▶ The exercise: Would you transcribe the listing that follows, character for character, and omit its images?

+---+

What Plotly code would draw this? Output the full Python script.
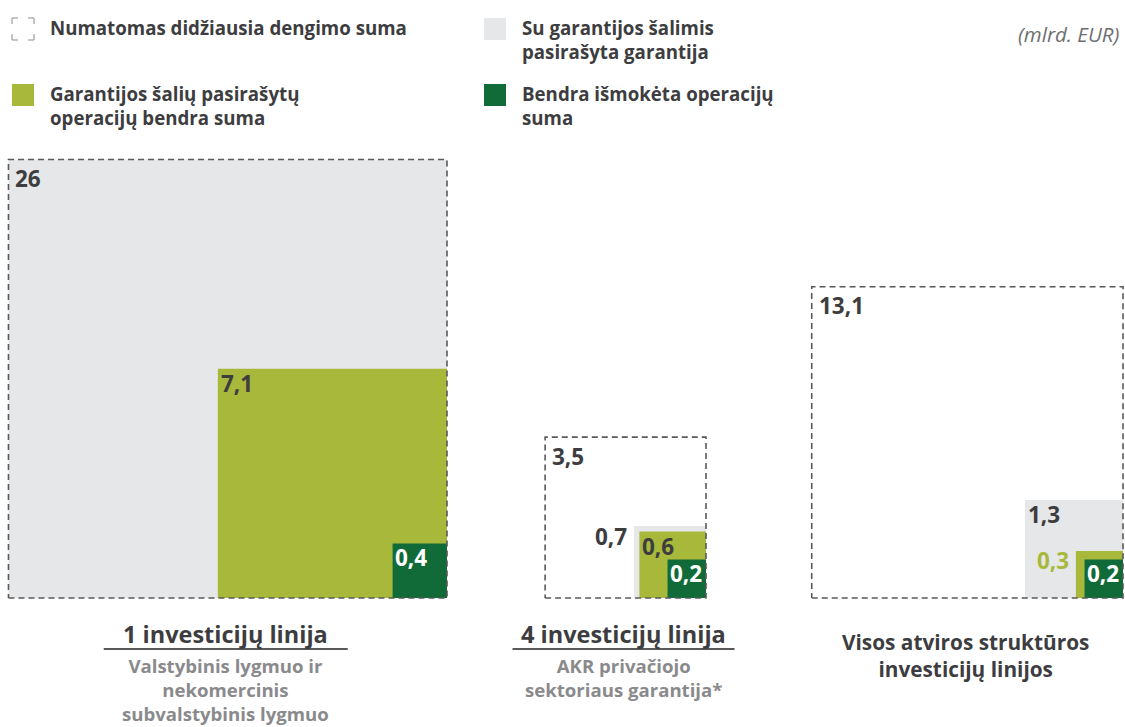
import math
import plotly.graph_objects as go

# ---------------- data ----------------
categories = ["1 investicijų linija", "4 investicijų linija",
              "Visos atviros struktūros<br>investicijų linijos"]
subtitles = ["Valstybinis lygmuo ir<br>nekomercinis<br>subvalstybinis lygmuo",
             "AKR privačiojo<br>sektoriaus garantija*", ""]
underlined = [True, True, False]
expected_max = [26, 3.5, 13.1]        # Numatomas didžiausia dengimo suma
signed_guarantee = [26, 0.7, 1.3]     # Su garantijos šalimis pasirašyta garantija
signed_ops = [7.1, 0.6, 0.3]          # Garantijos šalių pasirašytų operacijų bendra suma
disbursed = [0.4, 0.2, 0.2]           # Bendra išmokėta operacijų suma

legend_labels = ["Numatomas didžiausia dengimo suma",
                 "Su garantijos šalimis<br>pasirašyta garantija",
                 "Garantijos šalių pasirašytų<br>operacijų bendra suma",
                 "Bendra išmokėta operacijų<br>suma"]
unit_label = "(mlrd. EUR)"

# ---------------- layout constants ----------------
W, H = 1125, 727
SCALE = 86.0               # px per sqrt(mlrd. EUR)
BASE_Y = 598               # common baseline
RIGHT_EDGES = [447, 706, 1123]

C_GRAY = "#e6e7e8"
C_LIME = "#a8b83a"
C_DARK = "#116b38"
C_TEXT = "#3d3d3f"
C_SUB = "#8a8a8c"
C_DASH = "#58595b"
FONT = "Open Sans"
VAL_SIZE = 22.5


def fmt(v):
    return f"{v:g}".replace(".", ",")


def side(v):
    return SCALE * math.sqrt(v)


fig = go.Figure()
annotations = []
shapes = []


def square_xy(right, v):
    s = side(v)
    l, t = right - s, BASE_Y - s
    return [l, right, right, l, l], [BASE_Y, BASE_Y, t, t, BASE_Y]


def val_label(x, y, v, color, xanchor="left"):
    annotations.append(dict(x=x, y=y, xref="x", yref="y", text=f"<b>{fmt(v)}</b>",
                            showarrow=False, xanchor=xanchor, yanchor="middle",
                            font=dict(family=FONT, size=VAL_SIZE, color=color)))


for i, cat in enumerate(categories):
    r = RIGHT_EDGES[i]
    layers = [(signed_guarantee[i], C_GRAY), (signed_ops[i], C_LIME), (disbursed[i], C_DARK)]
    for v, col in layers:
        xs, ys = square_xy(r, v)
        fig.add_trace(go.Scatter(x=xs, y=ys, mode="lines", fill="toself",
                                 fillcolor=col, line=dict(width=0, color=col),
                                 hoverinfo="skip", showlegend=False))
    xs, ys = square_xy(r, expected_max[i])
    fig.add_trace(go.Scatter(x=xs, y=ys, mode="lines",
                             line=dict(color=C_DASH, width=1.6, dash="6px,4px"),
                             hoverinfo="skip", showlegend=False))

    # value labels
    outer = side(expected_max[i])
    val_label(r - outer + 5, BASE_Y - outer + 19, expected_max[i], C_TEXT)
    chain = [expected_max[i], signed_guarantee[i], signed_ops[i], disbursed[i]]
    cols = [None, C_GRAY, C_LIME, C_DARK]
    for k in range(1, 4):
        v = chain[k]
        if abs(v - chain[k - 1]) < 1e-9:
            continue
        s = side(v)
        left, top = r - s, BASE_Y - s
        inner = side(chain[k + 1]) if k < 3 else 0
        if k == 3:
            val_label(left, top + 14, v, "white")
        elif inner / s > 0.75:
            col = C_TEXT if cols[k] == C_GRAY else cols[k]
            val_label(left - 5, top + 10, v, col, xanchor="right")
        else:
            val_label(left + 1, top + 15, v, C_TEXT)

    # category labels
    cx = r - outer / 2 - 2
    if underlined[i]:
        annotations.append(dict(x=cx, y=634, xref="x", yref="y", text=f"<b>{cat}</b>",
                                showarrow=False, xanchor="center", yanchor="middle",
                                font=dict(family=FONT, size=23.5, color=C_TEXT)))
        half = 122 if i == 0 else 111
        shapes.append(dict(type="line", xref="x", yref="y", x0=cx - half, x1=cx + half,
                           y0=649, y1=649, line=dict(color=C_DASH, width=2)))
        annotations.append(dict(x=cx, y=651, xref="x", yref="y", text=f"<b>{subtitles[i]}</b>",
                                showarrow=False, xanchor="center", yanchor="top",
                                font=dict(family=FONT, size=18.6, color=C_SUB)))
    else:
        annotations.append(dict(x=cx, y=626, xref="x", yref="y", text=f"<b>{cat}</b>",
                                showarrow=False, xanchor="center", yanchor="top",
                                font=dict(family=FONT, size=20.8, color=C_TEXT)))

# ---------------- legend ----------------
leg_pos = [(12, 18), (484, 18), (12, 84), (484, 84)]
leg_cols = [None, C_GRAY, C_LIME, C_DARK]
for (lx, ly), col, lab in zip(leg_pos, leg_cols, legend_labels):
    if col is None:
        a = 6
        path = (f"M{lx},{ly+a} L{lx},{ly} L{lx+a},{ly} "
                f"M{lx+22-a},{ly} L{lx+22},{ly} L{lx+22},{ly+a} "
                f"M{lx},{ly+22-a} L{lx},{ly+22} L{lx+a},{ly+22} "
                f"M{lx+22-a},{ly+22} L{lx+22},{ly+22} L{lx+22},{ly+22-a}")
        shapes.append(dict(type="path", xref="x", yref="y", path=path,
                           line=dict(color="#8a8a8c", width=1)))
    else:
        shapes.append(dict(type="rect", xref="x", yref="y", x0=lx, x1=lx + 22,
                           y0=ly, y1=ly + 22, fillcolor=col, line=dict(width=0)))
    annotations.append(dict(x=lx + 36, y=ly - 5, xref="x", yref="y", text=f"<b>{lab}</b>",
                            showarrow=False, xanchor="left", yanchor="top", align="left",
                            font=dict(family=FONT, size=18.7, color=C_TEXT)))

annotations.append(dict(x=1122, y=18, xref="x", yref="y", text=f"<i>{unit_label}</i>",
                        showarrow=False, xanchor="right", yanchor="top",
                        font=dict(family=FONT, size=20.5, color="#6d6e70")))

fig.update_layout(
    width=W, height=H, margin=dict(l=0, r=0, t=0, b=0),
    paper_bgcolor="white", plot_bgcolor="white",
    xaxis=dict(range=[0, W], visible=False, fixedrange=True),
    yaxis=dict(range=[H, 0], visible=False, fixedrange=True),
    annotations=annotations, shapes=shapes, showlegend=False,
)
fig.write_html("out.html", config={"displayModeBar": False},
               post_script="document.body.style.margin='0';document.body.style.overflow='hidden';")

+---+

▶ Written reply:
What Plotly code would draw this? Output the full Python script.
import math
import plotly.graph_objects as go

# ---------------- data ----------------
categories = ["1 investicijų linija", "4 investicijų linija",
              "Visos atviros struktūros<br>investicijų linijos"]
subtitles = ["Valstybinis lygmuo ir<br>nekomercinis<br>subvalstybinis lygmuo",
             "AKR privačiojo<br>sektoriaus garantija*", ""]
underlined = [True, True, False]
expected_max = [26, 3.5, 13.1]        # Numatomas didžiausia dengimo suma
signed_guarantee = [26, 0.7, 1.3]     # Su garantijos šalimis pasirašyta garantija
signed_ops = [7.1, 0.6, 0.3]          # Garantijos šalių pasirašytų operacijų bendra suma
disbursed = [0.4, 0.2, 0.2]           # Bendra išmokėta operacijų suma

legend_labels = ["Numatomas didžiausia dengimo suma",
                 "Su garantijos šalimis<br>pasirašyta garantija",
                 "Garantijos šalių pasirašytų<br>operacijų bendra suma",
                 "Bendra išmokėta operacijų<br>suma"]
unit_label = "(mlrd. EUR)"

# ---------------- layout constants ----------------
W, H = 1125, 727
SCALE = 86.0               # px per sqrt(mlrd. EUR)
BASE_Y = 598               # common baseline
RIGHT_EDGES = [447, 706, 1123]

C_GRAY = "#e6e7e8"
C_LIME = "#a8b83a"
C_DARK = "#116b38"
C_TEXT = "#3d3d3f"
C_SUB = "#8a8a8c"
C_DASH = "#58595b"
FONT = "Open Sans"
VAL_SIZE = 22.5


def fmt(v):
    return f"{v:g}".replace(".", ",")


def side(v):
    return SCALE * math.sqrt(v)


fig = go.Figure()
annotations = []
shapes = []


def square_xy(right, v):
    s = side(v)
    l, t = right - s, BASE_Y - s
    return [l, right, right, l, l], [BASE_Y, BASE_Y, t, t, BASE_Y]


def val_label(x, y, v, color, xanchor="left"):
    annotations.append(dict(x=x, y=y, xref="x", yref="y", text=f"<b>{fmt(v)}</b>",
                            showarrow=False, xanchor=xanchor, yanchor="middle",
                            font=dict(family=FONT, size=VAL_SIZE, color=color)))


for i, cat in enumerate(categories):
    r = RIGHT_EDGES[i]
    layers = [(signed_guarantee[i], C_GRAY), (signed_ops[i], C_LIME), (disbursed[i], C_DARK)]
    for v, col in layers:
        xs, ys = square_xy(r, v)
        fig.add_trace(go.Scatter(x=xs, y=ys, mode="lines", fill="toself",
                                 fillcolor=col, line=dict(width=0, color=col),
                                 hoverinfo="skip", showlegend=False))
    xs, ys = square_xy(r, expected_max[i])
    fig.add_trace(go.Scatter(x=xs, y=ys, mode="lines",
                             line=dict(color=C_DASH, width=1.6, dash="6px,4px"),
                             hoverinfo="skip", showlegend=False))

    # value labels
    outer = side(expected_max[i])
    val_label(r - outer + 5, BASE_Y - outer + 19, expected_max[i], C_TEXT)
    chain = [expected_max[i], signed_guarantee[i], signed_ops[i], disbursed[i]]
    cols = [None, C_GRAY, C_LIME, C_DARK]
    for k in range(1, 4):
        v = chain[k]
        if abs(v - chain[k - 1]) < 1e-9:
            continue
        s = side(v)
        left, top = r - s, BASE_Y - s
        inner = side(chain[k + 1]) if k < 3 else 0
        if k == 3:
            val_label(left, top + 14, v, "white")
        elif inner / s > 0.75:
            col = C_TEXT if cols[k] == C_GRAY else cols[k]
            val_label(left - 5, top + 10, v, col, xanchor="right")
        else:
            val_label(left + 1, top + 15, v, C_TEXT)

    # category labels
    cx = r - outer / 2 - 2
    if underlined[i]:
        annotations.append(dict(x=cx, y=634, xref="x", yref="y", text=f"<b>{cat}</b>",
                                showarrow=False, xanchor="center", yanchor="middle",
                                font=dict(family=FONT, size=23.5, color=C_TEXT)))
        half = 122 if i == 0 else 111
        shapes.append(dict(type="line", xref="x", yref="y", x0=cx - half, x1=cx + half,
                           y0=649, y1=649, line=dict(color=C_DASH, width=2)))
        annotations.append(dict(x=cx, y=651, xref="x", yref="y", text=f"<b>{subtitles[i]}</b>",
                                showarrow=False, xanchor="center", yanchor="top",
                                font=dict(family=FONT, size=18.6, color=C_SUB)))
    else:
        annotations.append(dict(x=cx, y=626, xref="x", yref="y", text=f"<b>{cat}</b>",
                                showarrow=False, xanchor="center", yanchor="top",
                                font=dict(family=FONT, size=20.8, color=C_TEXT)))

# ---------------- legend ----------------
leg_pos = [(12, 18), (484, 18), (12, 84), (484, 84)]
leg_cols = [None, C_GRAY, C_LIME, C_DARK]
for (lx, ly), col, lab in zip(leg_pos, leg_cols, legend_labels):
    if col is None:
        a = 6
        path = (f"M{lx},{ly+a} L{lx},{ly} L{lx+a},{ly} "
                f"M{lx+22-a},{ly} L{lx+22},{ly} L{lx+22},{ly+a} "
                f"M{lx},{ly+22-a} L{lx},{ly+22} L{lx+a},{ly+22} "
                f"M{lx+22-a},{ly+22} L{lx+22},{ly+22} L{lx+22},{ly+22-a}")
        shapes.append(dict(type="path", xref="x", yref="y", path=path,
                           line=dict(color="#8a8a8c", width=1)))
    else:
        shapes.append(dict(type="rect", xref="x", yref="y", x0=lx, x1=lx + 22,
                           y0=ly, y1=ly + 22, fillcolor=col, line=dict(width=0)))
    annotations.append(dict(x=lx + 36, y=ly - 5, xref="x", yref="y", text=f"<b>{lab}</b>",
                            showarrow=False, xanchor="left", yanchor="top", align="left",
                            font=dict(family=FONT, size=18.7, color=C_TEXT)))

annotations.append(dict(x=1122, y=18, xref="x", yref="y", text=f"<i>{unit_label}</i>",
                        showarrow=False, xanchor="right", yanchor="top",
                        font=dict(family=FONT, size=20.5, color="#6d6e70")))

fig.update_layout(
    width=W, height=H, margin=dict(l=0, r=0, t=0, b=0),
    paper_bgcolor="white", plot_bgcolor="white",
    xaxis=dict(range=[0, W], visible=False, fixedrange=True),
    yaxis=dict(range=[H, 0], visible=False, fixedrange=True),
    annotations=annotations, shapes=shapes, showlegend=False,
)
fig.write_html("out.html", config={"displayModeBar": False},
               post_script="document.body.style.margin='0';document.body.style.overflow='hidden';")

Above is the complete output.